### Stated goal
Give every line again exactly as it appears, please, but not the pictures.

+--

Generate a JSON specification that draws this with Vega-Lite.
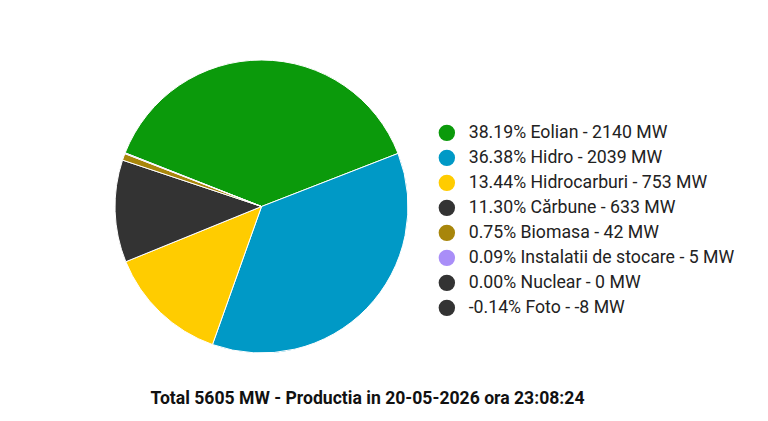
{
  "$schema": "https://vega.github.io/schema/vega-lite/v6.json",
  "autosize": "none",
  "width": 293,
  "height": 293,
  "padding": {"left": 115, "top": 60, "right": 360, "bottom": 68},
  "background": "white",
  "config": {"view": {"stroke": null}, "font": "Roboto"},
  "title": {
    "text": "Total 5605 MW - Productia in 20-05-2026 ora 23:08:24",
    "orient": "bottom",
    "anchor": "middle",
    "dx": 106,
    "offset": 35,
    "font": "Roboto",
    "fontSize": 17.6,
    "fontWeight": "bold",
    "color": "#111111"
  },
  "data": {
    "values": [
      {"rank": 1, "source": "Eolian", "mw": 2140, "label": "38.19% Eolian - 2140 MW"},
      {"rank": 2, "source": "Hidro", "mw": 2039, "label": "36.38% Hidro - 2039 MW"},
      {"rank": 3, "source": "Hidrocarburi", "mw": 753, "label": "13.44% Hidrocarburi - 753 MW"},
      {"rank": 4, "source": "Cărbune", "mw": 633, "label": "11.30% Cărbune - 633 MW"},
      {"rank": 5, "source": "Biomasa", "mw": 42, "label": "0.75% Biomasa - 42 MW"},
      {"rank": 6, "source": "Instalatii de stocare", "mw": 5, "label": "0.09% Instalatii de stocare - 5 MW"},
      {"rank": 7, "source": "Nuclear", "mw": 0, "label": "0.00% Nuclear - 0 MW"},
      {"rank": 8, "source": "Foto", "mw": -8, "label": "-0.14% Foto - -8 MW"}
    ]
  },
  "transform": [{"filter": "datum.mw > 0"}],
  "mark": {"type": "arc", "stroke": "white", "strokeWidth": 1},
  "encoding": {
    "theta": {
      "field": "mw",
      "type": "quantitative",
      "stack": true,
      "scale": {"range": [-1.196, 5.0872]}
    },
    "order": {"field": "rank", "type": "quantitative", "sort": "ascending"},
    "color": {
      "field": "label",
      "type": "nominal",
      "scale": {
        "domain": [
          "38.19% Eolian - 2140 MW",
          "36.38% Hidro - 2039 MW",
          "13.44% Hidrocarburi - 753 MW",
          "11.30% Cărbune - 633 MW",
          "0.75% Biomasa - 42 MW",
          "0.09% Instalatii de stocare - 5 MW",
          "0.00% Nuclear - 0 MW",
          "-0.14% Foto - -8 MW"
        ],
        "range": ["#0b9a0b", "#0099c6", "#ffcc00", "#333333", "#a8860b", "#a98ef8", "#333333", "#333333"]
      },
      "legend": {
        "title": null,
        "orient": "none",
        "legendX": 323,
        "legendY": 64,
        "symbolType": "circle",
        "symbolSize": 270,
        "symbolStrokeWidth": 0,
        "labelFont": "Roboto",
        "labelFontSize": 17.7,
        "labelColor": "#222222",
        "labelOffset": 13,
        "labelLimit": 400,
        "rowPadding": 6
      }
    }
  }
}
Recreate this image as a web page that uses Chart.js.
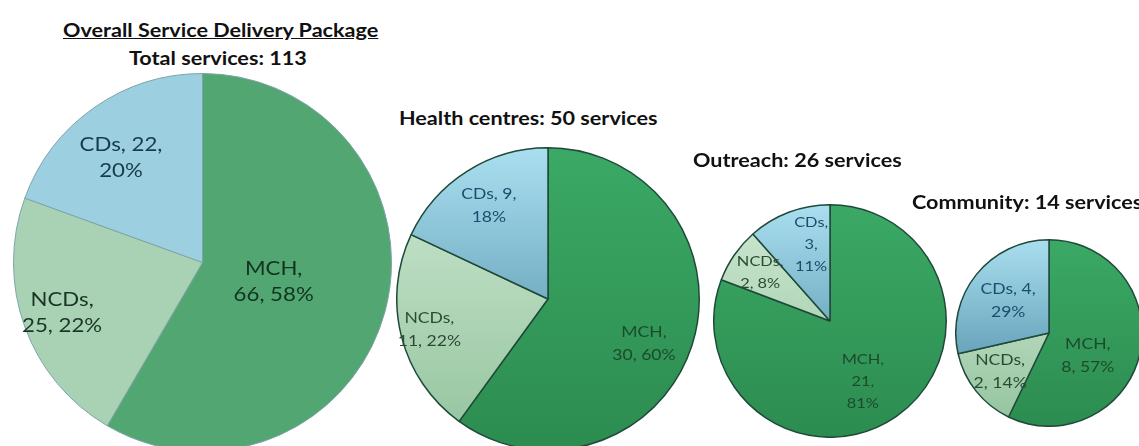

+--

### Correct answer
Generate a JSON specification that draws this with Vega-Lite.
{
  "$schema": "https://vega.github.io/schema/vega-lite/v6.json",
  "autosize": "none",
  "width": 293,
  "height": 293,
  "padding": {"left": 115, "top": 60, "right": 360, "bottom": 68},
  "background": "white",
  "config": {"view": {"stroke": null}, "font": "Roboto"},
  "title": {
    "text": "Total 5605 MW - Productia in 20-05-2026 ora 23:08:24",
    "orient": "bottom",
    "anchor": "middle",
    "dx": 106,
    "offset": 35,
    "font": "Roboto",
    "fontSize": 17.6,
    "fontWeight": "bold",
    "color": "#111111"
  },
  "data": {
    "values": [
      {"rank": 1, "source": "Eolian", "mw": 2140, "label": "38.19% Eolian - 2140 MW"},
      {"rank": 2, "source": "Hidro", "mw": 2039, "label": "36.38% Hidro - 2039 MW"},
      {"rank": 3, "source": "Hidrocarburi", "mw": 753, "label": "13.44% Hidrocarburi - 753 MW"},
      {"rank": 4, "source": "Cărbune", "mw": 633, "label": "11.30% Cărbune - 633 MW"},
      {"rank": 5, "source": "Biomasa", "mw": 42, "label": "0.75% Biomasa - 42 MW"},
      {"rank": 6, "source": "Instalatii de stocare", "mw": 5, "label": "0.09% Instalatii de stocare - 5 MW"},
      {"rank": 7, "source": "Nuclear", "mw": 0, "label": "0.00% Nuclear - 0 MW"},
      {"rank": 8, "source": "Foto", "mw": -8, "label": "-0.14% Foto - -8 MW"}
    ]
  },
  "transform": [{"filter": "datum.mw > 0"}],
  "mark": {"type": "arc", "stroke": "white", "strokeWidth": 1},
  "encoding": {
    "theta": {
      "field": "mw",
      "type": "quantitative",
      "stack": true,
      "scale": {"range": [-1.196, 5.0872]}
    },
    "order": {"field": "rank", "type": "quantitative", "sort": "ascending"},
    "color": {
      "field": "label",
      "type": "nominal",
      "scale": {
        "domain": [
          "38.19% Eolian - 2140 MW",
          "36.38% Hidro - 2039 MW",
          "13.44% Hidrocarburi - 753 MW",
          "11.30% Cărbune - 633 MW",
          "0.75% Biomasa - 42 MW",
          "0.09% Instalatii de stocare - 5 MW",
          "0.00% Nuclear - 0 MW",
          "-0.14% Foto - -8 MW"
        ],
        "range": ["#0b9a0b", "#0099c6", "#ffcc00", "#333333", "#a8860b", "#a98ef8", "#333333", "#333333"]
      },
      "legend": {
        "title": null,
        "orient": "none",
        "legendX": 323,
        "legendY": 64,
        "symbolType": "circle",
        "symbolSize": 270,
        "symbolStrokeWidth": 0,
        "labelFont": "Roboto",
        "labelFontSize": 17.7,
        "labelColor": "#222222",
        "labelOffset": 13,
        "labelLimit": 400,
        "rowPadding": 6
      }
    }
  }
}
Recreate this image as a web page that uses Chart.js.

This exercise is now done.